Мы пришли одними из первых, и эхо наших шагов по древним каменным плитам троекратно отражается от высокого сводчатого потолка. Мы проходим под невысокой аркой вглубь, минуем ряды пустых скамеек и останавливаемся перед самым алтарем, стоящим на возвышении. Я оглядываю сводчатый зал, рассматриваю витражи на окнах, открытые потолочные балки, рельефные распятия, которые украшают потолок по обе стороны гигантского железного канделябра.
— Знаешь что? А я никогда в жизни не был в церкви.
— Правда? — переспрашивает Карли. — Я два раза была: на свадьбе и на похоронах.
— Просто дикари какие-то.
Мы говорим приглушенными голосами, хотя кроме нас, преувеличенно почтительных неофитов, в огромном помещении никого нет.
— Мы не дикари. Нас просто пытались растить евреями.
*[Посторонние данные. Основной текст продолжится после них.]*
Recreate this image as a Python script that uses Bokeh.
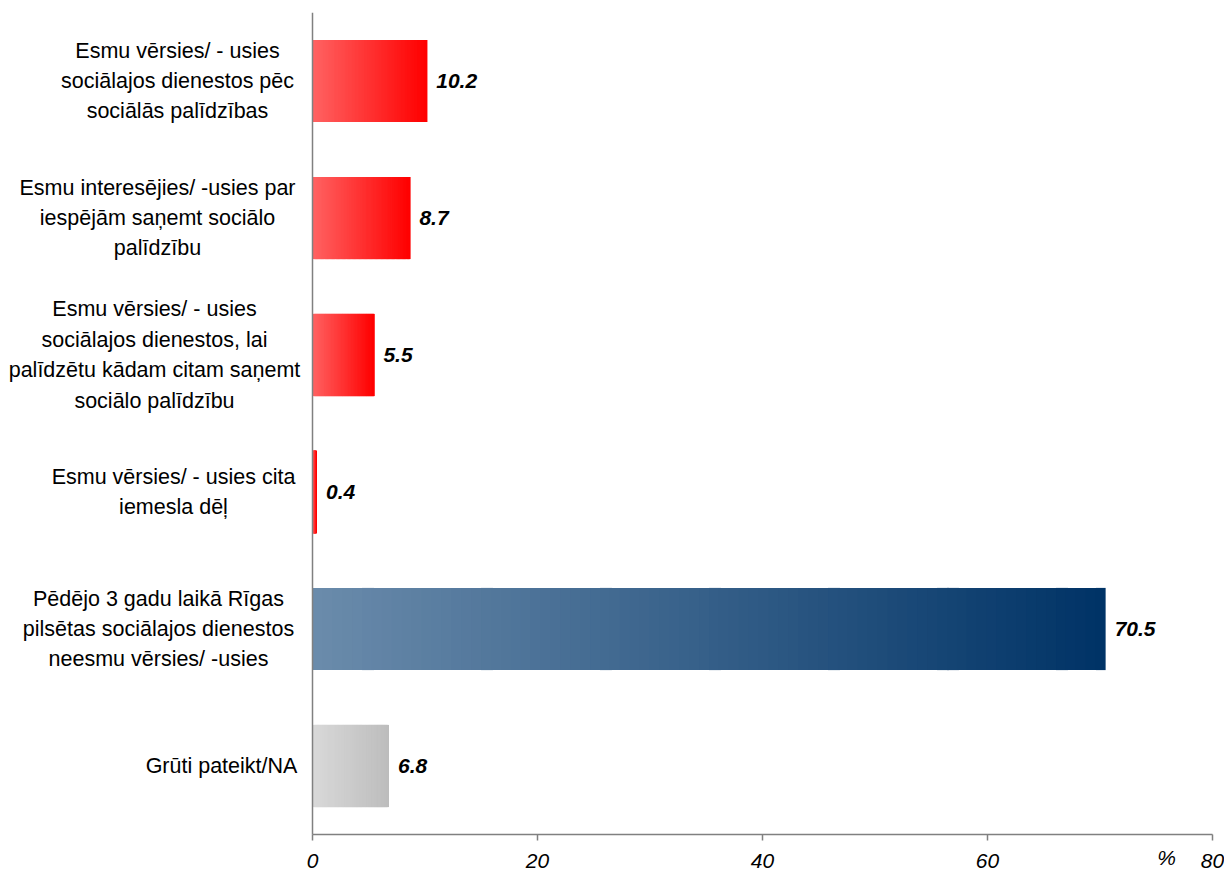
from bokeh.plotting import figure
from bokeh.models import Range1d, ColumnDataSource, FixedTicker
from bokeh.embed import file_html
from bokeh.resources import INLINE
from bokeh.core.properties import value

# ---- data ----
categories = [
    "Esmu vērsies/ - usies\nsociālajos dienestos pēc\nsociālās palīdzības",
    "Esmu interesējies/ -usies par\niespējām saņemt sociālo\npalīdzību",
    "Esmu vērsies/ - usies\nsociālajos dienestos, lai\npalīdzētu kādam citam saņemt\nsociālo palīdzību",
    "Esmu vērsies/ - usies cita\niemesla dēļ",
    "Pēdējo 3 gadu laikā Rīgas\npilsētas sociālajos dienestos\nneesmu vērsies/ -usies",
    "Grūti pateikt/NA",
]
values = [10.2, 8.7, 5.5, 0.4, 70.5, 6.8]
x_ticks = [0, 20, 40, 60, 80]
unit_label = "%"

# ---- styles / layout ----
FONT = "Liberation Sans"
grad_start = ["#FF6262", "#FF6262", "#FF6262", "#FF6262", "#6A8BAB", "#D9D9D9"]
grad_end = ["#FF0000", "#FF0000", "#FF0000", "#FF0000", "#003366", "#BDBDBD"]
label_center_offsets = [135, 155, 158, 139, 154, 91]   # px left of the value axis

W, H = 1224, 873
LEFT_PX, RIGHT_PX, TOP_PX, AXIS_Y_PX = 312, 1212, 12, 834
n = len(categories)
px_per_x = (RIGHT_PX - LEFT_PX) / x_ticks[-1]
px_per_y = (AXIS_Y_PX - TOP_PX) / n


def hex_to_rgb(h):
    h = h.lstrip("#")
    return tuple(int(h[i:i + 2], 16) for i in (0, 2, 4))


def mix(c1, c2, t):
    a, b = hex_to_rgb(c1), hex_to_rgb(c2)
    return "#%02x%02x%02x" % tuple(int(round(a[i] + (b[i] - a[i]) * t)) for i in range(3))


ypos = [n - 1 - i + 0.5 for i in range(n)]

p = figure(
    width=W, height=H,
    x_range=Range1d(-LEFT_PX / px_per_x, x_ticks[-1] + (W - RIGHT_PX) / px_per_x),
    y_range=Range1d(-(H - AXIS_Y_PX) / px_per_y, n),
    output_backend="svg", toolbar_location=None,
    min_border_left=0, min_border_right=0, min_border_top=TOP_PX, min_border_bottom=0,
)
p.outline_line_color = None
p.xgrid.grid_line_color = None
p.ygrid.grid_line_color = None

# gradient bars: thin adjacent slices, each overlapping the next by ~2px to avoid seams
N = 80
eps = 2.0 / px_per_x
ys, lefts, rights, cols = [], [], [], []
for y, v, c1, c2 in zip(ypos, values, grad_start, grad_end):
    for k in range(N):
        t = k / (N - 1)
        ys.append(y)
        lefts.append(v * k / N)
        rights.append(min(v, v * (k + 1) / N + eps))
        cols.append(mix(c1, c2, t))
src = ColumnDataSource(dict(y=ys, left=lefts, right=rights, color=cols))
p.hbar(y="y", left="left", right="right", height=0.6, source=src,
       fill_color="color", line_color=None)

# value labels
lab_src = ColumnDataSource(dict(x=values, y=ypos, t=["%.1f" % v for v in values]))
p.text(x="x", y="y", text="t", source=lab_src, x_offset=9,
       text_baseline="middle", text_align="left",
       text_font=value(FONT), text_font_size="21px", text_font_style="bold italic",
       text_color="#000000")

# category labels
cat_src = ColumnDataSource(dict(x=[0] * n, y=ypos, t=categories,
                                xo=[-o for o in label_center_offsets]))
p.text(x="x", y="y", text="t", source=cat_src, x_offset="xo",
       text_baseline="middle", text_align="center",
       text_font=value(FONT), text_font_size="21.5px", text_line_height=1.27,
       text_color="#000000")

# unit label
p.text(x=[x_ticks[-1]], y=[0], text=[unit_label], x_offset=-46, y_offset=23,
       text_baseline="middle", text_align="center",
       text_font=value(FONT), text_font_size="21px", text_font_style="italic",
       text_color="#000000")

# axes
xa = p.xaxis[0]
xa.fixed_location = 0
xa.bounds = (x_ticks[0], x_ticks[-1])
xa.ticker = FixedTicker(ticks=x_ticks)
xa.axis_line_color = "#808080"
xa.axis_line_width = 1.5
xa.major_tick_line_color = "#808080"
xa.major_tick_line_width = 1.5
xa.major_tick_out = 6
xa.major_tick_in = 0
xa.minor_tick_line_color = None
xa.major_label_standoff = 13
xa.major_label_text_font = FONT
xa.major_label_text_font_size = "21px"
xa.major_label_text_font_style = "italic"
xa.major_label_text_color = "#000000"

ya = p.yaxis[0]
ya.fixed_location = 0
ya.bounds = (0, n)
ya.ticker = FixedTicker(ticks=[])
ya.axis_line_color = "#808080"
ya.axis_line_width = 1.5
ya.major_tick_line_color = None
ya.minor_tick_line_color = None

open("out.html", "w").write(file_html(p, INLINE))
Мы садимся в передних рядах, деревянная скамья скрипит под видавшей виды красной обивкой, в которую на протяжении десятилетий срыгивали младенцы и впечатывалась запретная жвачка.
— Ничто так не помогает почувствовать себя евреем, как посещение церкви, — говорю я.
Не то чтобы Гофманы когда-нибудь были особо правоверными иудеями. Синагогу изнутри я, кажется, видел только однажды, на бар-мицве Брэда. Он через пень-колоду прочел что-то там из Торы в реформистском храме на Черчилл-стрит, а потом была вечеринка. Помню спичечные коробки и баночки леденцов с его именем, столы, украшенные миниатюрными баскетбольными кольцами с пенопластовыми мячиками, а еще была какая-то замшелая ведущая с перманентом, не желавшая признавать, что стиль диско давно почил в бозе. Наверное, не умри мама до моего тринадцатилетия, у меня бы тоже была бар-мицва, но она умерла, и праздника не было. Насколько я понимаю, в соответствии с иудейскими традициями, официально я так и не стал мужчиной.
Сзади распахиваются двери, и, обернувшись, мы видим, как входят родители Уэйна в сопровождении отца Магона, полного дружелюбного священника, прослужившего в этой церкви больше тридцати лет и знаменитого как среди католиков, так и среди всяких нехристей своим театральным, старорежимным стилем судейства в малой буш-фолской бейсбольной лиге. Следом за Харгроувами по проходу идут еще две пары — я их не знаю, но думаю, это тоже родственники, только приезжие. Я приветственно киваю миссис Харгроув, собираясь этим и ограничиться, но Карли делает шаг вперед и сочувственно пожимает ей руку, так что мне не остается ничего другого, как последовать ее примеру.
— Миссис Харгроув, — говорит Карли, — мне очень жаль. Мы так его любили.
Миссис Харгроув кивает, а после этого смотрит на меня, буквально буравя меня взглядом, пытаясь углядеть малейшие признаки осуждения. Рука у нее слабая и сухая, словно дохлый зверек, завернутый в салфетку; я коротко киваю и приношу какие-то формальные соболезнования. Отец Уэйна крепко жмет мою руку и задерживает ее в своей липкой ладони, так что я вынужден посмотреть ему в глаза.